A variety of definitions exist for what constitutes childhood sexual abuse. Child sexual abuse occurs when an adult, or a more powerful adolescent or child, uses his or her power and influence to involve a child in sexual activity. The child may not comprehend or understand the implication of the sexual act. Their compliance may be brought about by misinformation, fear and manipulation, and a power imbalance related to age, intellectual ability, experience, status, or authority.
The involvement in sexualised behaviour can be direct or indirect. Sexual abuse can be physical, verbal or emotional, and can include:
- Kissing or holding a child in a sexual manner.
- ‘Flashing’ or exposing a sexual body part to a child.
- Speaking to children about sexual matters.
- Making obscene phone calls or remarks to a child or young person.
- Sending obscene emails or text messages to a child or young person.
- Fondling a child or young person’s body in a sexual manner.

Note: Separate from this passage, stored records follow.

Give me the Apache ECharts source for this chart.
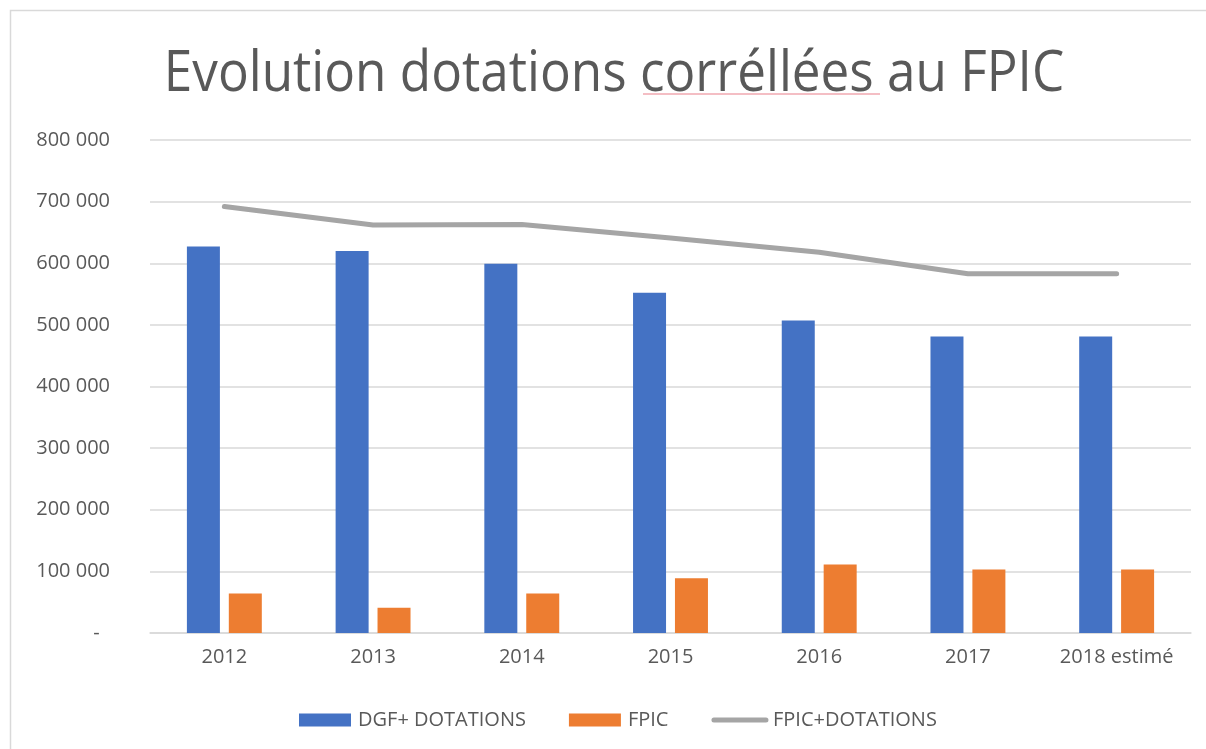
<!DOCTYPE html>
<html>
<head>
<meta charset="utf-8">
<script src="https://cdn.jsdelivr.net/npm/echarts@6/dist/echarts.min.js"></script>
<style>html,body{margin:0;padding:0;background:#fff}#c{width:1206px;height:749px}</style>
</head>
<body>
<div id="c"></div>
<script>
var titleText = 'Evolution dotations corréllées au FPIC';
var categories = ['2012', '2013', '2014', '2015', '2016', '2017', '2018 estimé'];
var dgfDotations = [627000, 620000, 599000, 552000, 507000, 481000, 481000];
var fpic = [64000, 41000, 64000, 89000, 111000, 103000, 103000];
var fpicPlusDotations = [692000, 662000, 663000, 641000, 618000, 583000, 583000];
var seriesNames = ['DGF+ DOTATIONS', 'FPIC', 'FPIC+DOTATIONS'];

var FONT = '"Open Sans", "Noto Sans", sans-serif';
var chart = echarts.init(document.getElementById('c'), null, {renderer: 'canvas'});
function fmt(v) {
  if (v === 0) return '-  ';
  return String(v).replace(/\B(?=(\d{3})+(?!\d))/g, ' ');
}
chart.setOption({
  backgroundColor: '#fff',
  animation: false,
  graphic: [
    {type: 'rect', shape: {x: 10.5, y: 10.5, width: 1300, height: 900}, style: {fill: 'none', stroke: '#d9d9d9', lineWidth: 1.5}, silent: true},
    {type: 'text', x: 614, y: 75, scaleX: 0.915, scaleY: 1,
     style: {text: titleText, font: '56px ' + FONT, fill: '#595959', textAlign: 'center', textVerticalAlign: 'middle', align: 'center', verticalAlign: 'middle'}},
    {type: 'line', shape: {x1: 643, y1: 94, x2: 880, y2: 94}, style: {stroke: '#f0a8b0', lineWidth: 1.5}, silent: true}
  ],
  grid: {left: 150, right: 15, top: 140, bottom: 116, containLabel: false},
  legend: {
    left: 294, top: 705,
    itemWidth: 52, itemHeight: 13, itemGap: 43,
    textStyle: {fontFamily: FONT, fontSize: 20, color: '#595959', padding: [0, 0, 0, 2]},
    data: [
      {name: seriesNames[0], icon: 'rect'},
      {name: seriesNames[1], icon: 'rect'},
      {name: seriesNames[2], itemStyle: {opacity: 0}, lineStyle: {color: '#a5a5a5', width: 5, cap: 'round'}}
    ]
  },
  xAxis: {
    type: 'category', data: categories,
    axisLine: {lineStyle: {color: '#d9d9d9', width: 1.5}},
    axisTick: {show: false},
    axisLabel: {fontFamily: FONT, fontSize: 20, color: '#595959', margin: 14, interval: 0}
  },
  yAxis: {
    type: 'value', min: 0, max: 800000, interval: 100000,
    axisLine: {show: false}, axisTick: {show: false},
    splitLine: {lineStyle: {color: '#d9d9d9', width: 1.5}},
    axisLabel: {fontFamily: FONT, fontSize: 20, color: '#595959', margin: 40, formatter: fmt}
  },
  series: [
    {name: seriesNames[0], type: 'bar', data: dgfDotations, barWidth: 33, barGap: '27%',
     itemStyle: {color: '#4472c4'}},
    {name: seriesNames[1], type: 'bar', data: fpic, barWidth: 33, barGap: '27%',
     itemStyle: {color: '#ed7d31'}},
    {name: seriesNames[2], type: 'line', data: fpicPlusDotations, symbol: 'none',
     lineStyle: {color: '#a5a5a5', width: 5, cap: 'round', join: 'round'},
     itemStyle: {color: '#a5a5a5'}}
  ]
});
</script>
</body>
</html>
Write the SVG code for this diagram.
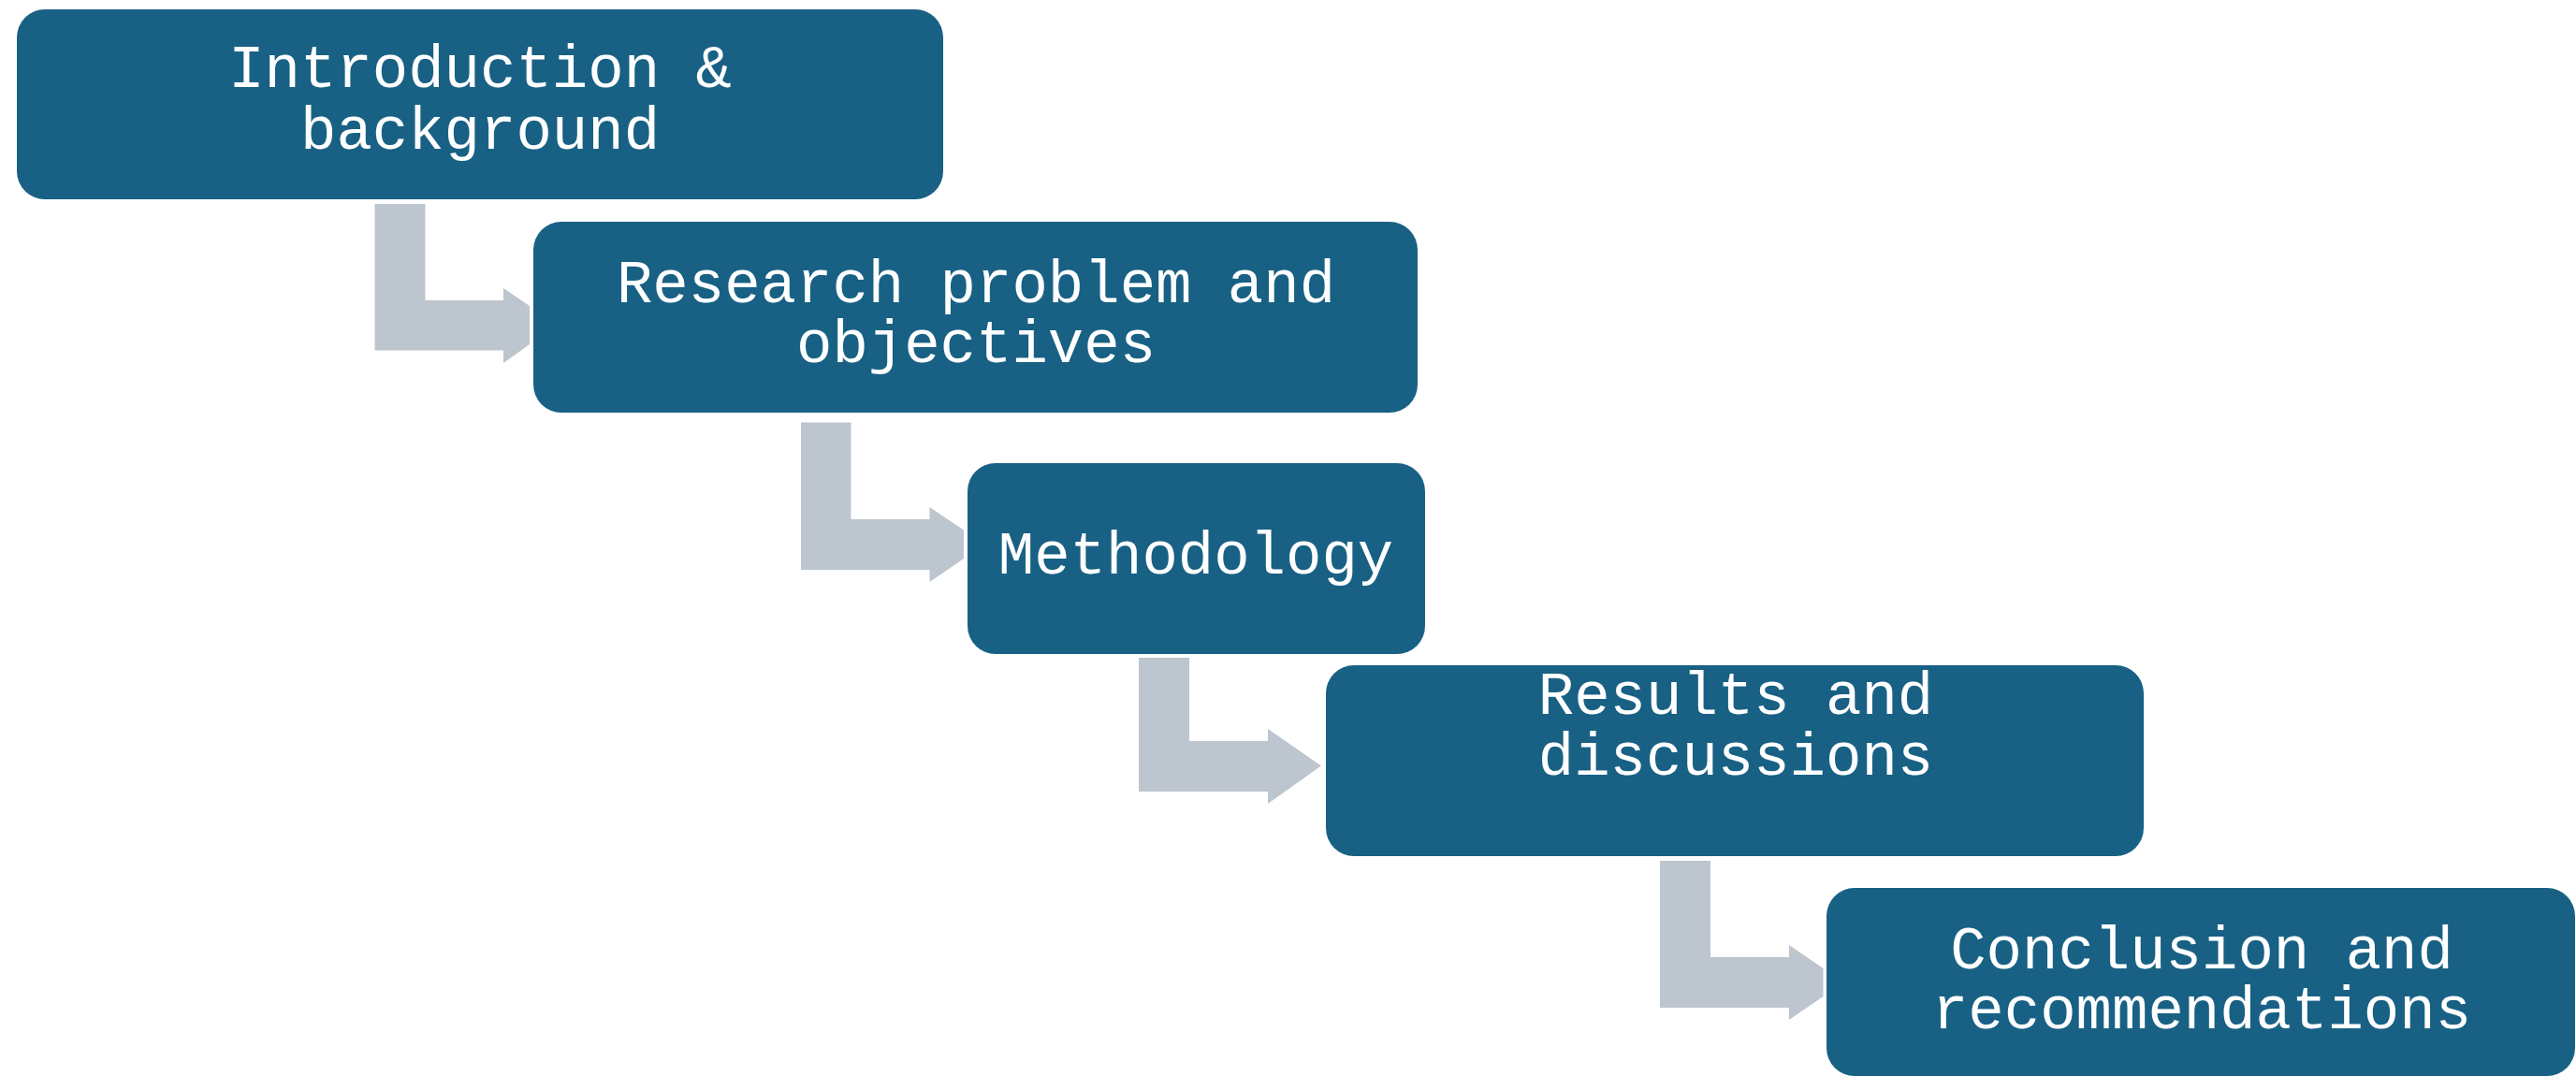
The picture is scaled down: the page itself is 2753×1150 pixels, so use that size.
<svg xmlns="http://www.w3.org/2000/svg" width="2753" height="1150" viewBox="0 0 2753 1150">
<style>
.box{fill:#186184;}
.arrow{fill:#BDC5CE;}
.lbl{font-family:"Liberation Mono","Courier New",monospace;font-size:64px;fill:#ffffff;text-anchor:middle;}
</style>
<rect x="0" y="0" width="2753" height="1150" fill="#ffffff"/>
<g id="connectors">
<polygon class="arrow" points="400.5,218 454.5,218 454.5,321 538,321 538,308 566,327 566,368 538,388 538,374.5 400.5,374.5"/>
<polygon class="arrow" points="856,451.5 909.5,451.5 909.5,555 993.5,555 993.5,542 1030,566.5 1030,597 993.5,622 993.5,609 856,609"/>
<polygon class="arrow" points="1217,703 1271,703 1271,792 1355,792 1355,779 1412,818.5 1355,859 1355,846 1217,846"/>
<polygon class="arrow" points="1774,920 1828,920 1828,1023 1912,1023 1912,1010 1948.5,1035 1948.5,1065 1912,1090 1912,1077 1774,1077"/>
</g>
<g id="node-intro">
<rect class="box" x="18" y="10" width="990" height="203" rx="30" ry="30"/>
<text class="lbl" x="513" y="93">Introduction &amp;</text>
<text class="lbl" x="513" y="159">background</text>
</g>
<g id="node-research">
<rect class="box" x="570" y="237" width="945" height="204" rx="30" ry="30"/>
<text class="lbl" x="1043" y="323">Research problem and</text>
<text class="lbl" x="1043" y="387">objectives</text>
</g>
<g id="node-methodology">
<rect class="box" x="1034" y="495" width="489" height="204" rx="30" ry="30"/>
<text class="lbl" x="1278" y="613">Methodology</text>
</g>
<g id="node-results">
<rect class="box" x="1417" y="711" width="874" height="204" rx="30" ry="30"/>
<text class="lbl" x="1855" y="763">Results and</text>
<text class="lbl" x="1855" y="828">discussions</text>
</g>
<g id="node-conclusion">
<rect class="box" x="1952" y="949" width="800" height="201" rx="30" ry="30"/>
<text class="lbl" x="2353" y="1035">Conclusion and</text>
<text class="lbl" x="2353" y="1099">recommendations</text>
</g>
</svg>
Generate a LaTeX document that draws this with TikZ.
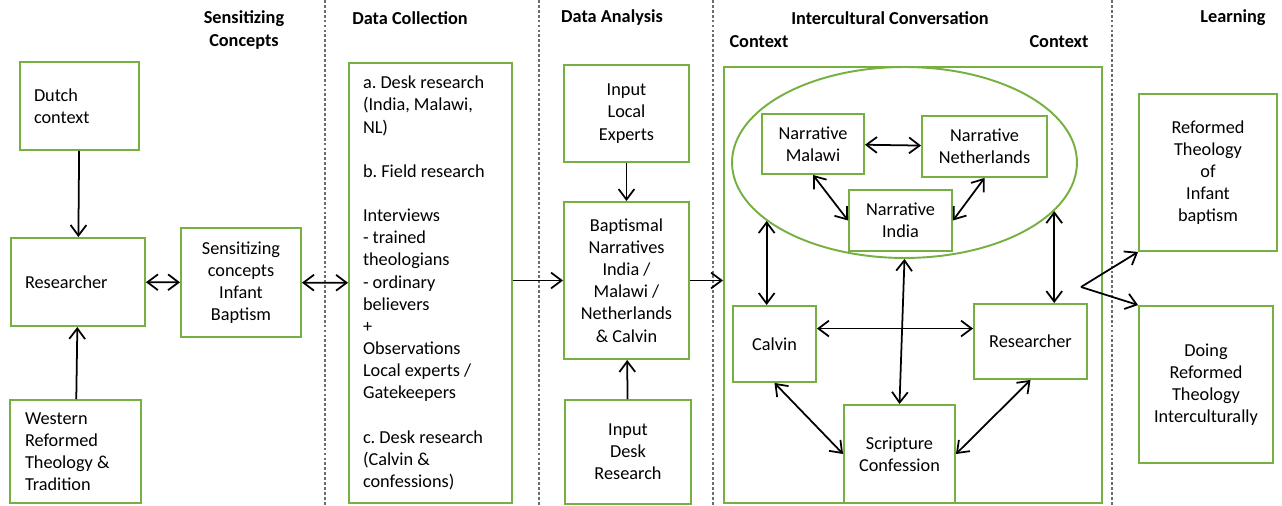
\documentclass[tikz,border=0pt]{standalone}
\usepackage{fontspec}
\setmainfont{Carlito}
\usepackage{xcolor}
\usepackage{tikz}
\usetikzlibrary{positioning, shapes, arrows.meta, calc}
\definecolor{boxgreen}{RGB}{118,176,66}
\definecolor{sepgray}{RGB}{110,110,110}
\frenchspacing

\begin{document}
\begin{tikzpicture}[x=0.02cm, y=-0.02cm,
  every node/.style={font=\fontsize{10.4}{12.6}\selectfont},
  box/.style={draw=boxgreen, line width=1.1pt, rectangle, align=flush center, inner sep=0pt},
  lbox/.style={box, align=flush left, inner xsep=0.28cm},
  head/.style={font=\fontsize{10.4}{13.6}\selectfont\bfseries, align=flush center},
  link/.style={line width=1pt},
  sep/.style={draw=sepgray, line width=0.6pt, dash pattern=on 1.6pt off 1.2pt},
  >={Straight Barb[length=6pt, width=9pt]}]

\useasboundingbox (0,0) rectangle (1282,506);

% Phase separators
\foreach \x in {325, 539, 713, 1112}
  \draw[sep] (\x,0) -- (\x,506);

% Column headers
\node[head] (hsens) at (244,30) {Sensitizing\\Concepts};
\node[head] (hcoll) at (410,18) {Data Collection};
\node[head] (hanal) at (612,18) {Data Analysis};
\node[head] (hconv) at (890,18) {Intercultural Conversation};
\node[head] (hctxl) at (759,42) {Context};
\node[head] (hctxr) at (1059,42) {Context};
\node[head] (hlearn) at (1233,18) {Learning};

% Sensitizing concepts
\node[lbox, minimum width=2.38cm, minimum height=1.76cm, text width=1.82cm] (dutch) at (79.5,106) {Dutch\\context};
\node[lbox, minimum width=2.68cm, minimum height=1.76cm, text width=2.12cm] (res1) at (78,282) {Researcher};
\node[lbox, minimum width=2.62cm, minimum height=2.06cm, text width=2.02cm, inner xsep=0.3cm] (western) at (75.5,451.5) {Western\\Reformed\\Theology \&\\Tradition};
\node[box, minimum width=2.4cm, minimum height=2.18cm] (sensit) at (241,282.5) {Sensitizing\\concepts\\Infant\\Baptism};

% Data collection
\node[lbox, minimum width=3.26cm, minimum height=8.8cm, text width=2.7cm] (collect) at (430.5,283) {a. Desk research\\(India, Malawi,\\NL)\\[12.6pt]b. Field research\\[12.6pt]Interviews\\- trained\\theologians\\- ordinary\\believers\\+\\Observations\\Local experts /\\Gatekeepers\\[12.6pt]c. Desk research\\(Calvin \&\\confessions)};

% Data analysis
\node[box, minimum width=2.5cm, minimum height=1.94cm] (local) at (626.5,113.5) {Input\\Local\\Experts};
\node[box, minimum width=2.5cm, minimum height=3.14cm] (bapt) at (626.5,280.5) {Baptismal\\Narratives\\India /\\Malawi /\\Netherlands\\\& Calvin};
\node[box, minimum width=2.52cm, minimum height=2.08cm] (deskin) at (628,452) {Input\\Desk\\Research};

% Intercultural conversation
\node[box, minimum width=7.56cm, minimum height=8.72cm] (conv) at (913,285) {};
\node[draw=boxgreen, line width=1.1pt, ellipse, inner sep=0pt, minimum width=6.9cm, minimum height=3.82cm] (ellip) at (904.5,162.5) {};
\node[box, minimum width=2.04cm, minimum height=1.2cm] (malawi) at (813,144) {Narrative\\Malawi};
\node[box, minimum width=2.5cm, minimum height=1.22cm] (nether) at (984.5,146.5) {Narrative\\Netherlands};
\node[box, minimum width=2.06cm, minimum height=1.22cm] (india) at (900.5,220.5) {Narrative\\India};
\node[box, minimum width=1.66cm, minimum height=1.52cm] (calvin) at (774.5,344) {Calvin};
\node[box, minimum width=2.26cm, minimum height=1.5cm] (res2) at (1030.5,341.5) {Researcher};
\node[box, minimum width=2.22cm, minimum height=1.96cm] (script) at (899.5,454) {Scripture\\Confession};

% Learning
\node[box, minimum width=2.76cm, minimum height=3.14cm] (reformed) at (1208,172.5) {Reformed\\Theology\\of\\Infant\\baptism};
\node[box, minimum width=2.68cm, minimum height=3.14cm] (doing) at (1206,384.5) {Doing\\Reformed\\Theology\\Interculturally};
\coordinate (fork) at (1081,287);

% Connections
\draw[link, ->] (dutch) -- (res1);
\draw[link, ->] (western) -- (res1);
\draw[link, <->] (res1) -- (sensit);
\draw[link, <->] (sensit) -- (collect);
\draw[link, ->] (collect.east |- bapt.west) -- (bapt.west);
\draw[link, ->] (local) -- (bapt);
\draw[link, ->] (deskin) -- (bapt);
\draw[link, ->] (bapt.east) -- (conv.west |- bapt.east);

\draw[link, <->] (malawi) -- (nether);
\draw[link, <->] (malawi.south) -- (india.west);
\draw[link, <->] (nether.south) -- (india.east);
\draw[link, <->] (ellip.203.5) -- (ellip.203.5 |- calvin.north);
\draw[link, <->] (ellip.-18) -- (ellip.-18 |- res2.north);
\draw[link, <->] (ellip.south) -- (script.north);
\draw[link, <->] (calvin.20) -- (calvin.20 -| res2.west);
\draw[link, <->] (calvin.south) -- (script.west);
\draw[link, <->] (res2.south) -- (script.east);

\draw[link, ->] (fork) -- (reformed.south west);
\draw[link, ->] (fork) -- (doing.north west);

\end{tikzpicture}
\end{document}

- Persistent intrusion of a child’s privacy.
- Penetration of the vagina or anus of a child or young person.
- Oral sexual behaviour.
- Showing pornographic films, magazines or photographs to a child.
- Having a child pose or perform in a sexual manner.
- Forcing a child to watch a sexual act.
- Child prostitution.
Secrecy, misuse of power, and the distortion of adult-child relationships are key factors in the sexual abuse of children. This means that regardless of the child or young person’s behaviour, prior to, during, or after the abuse: It is not their fault.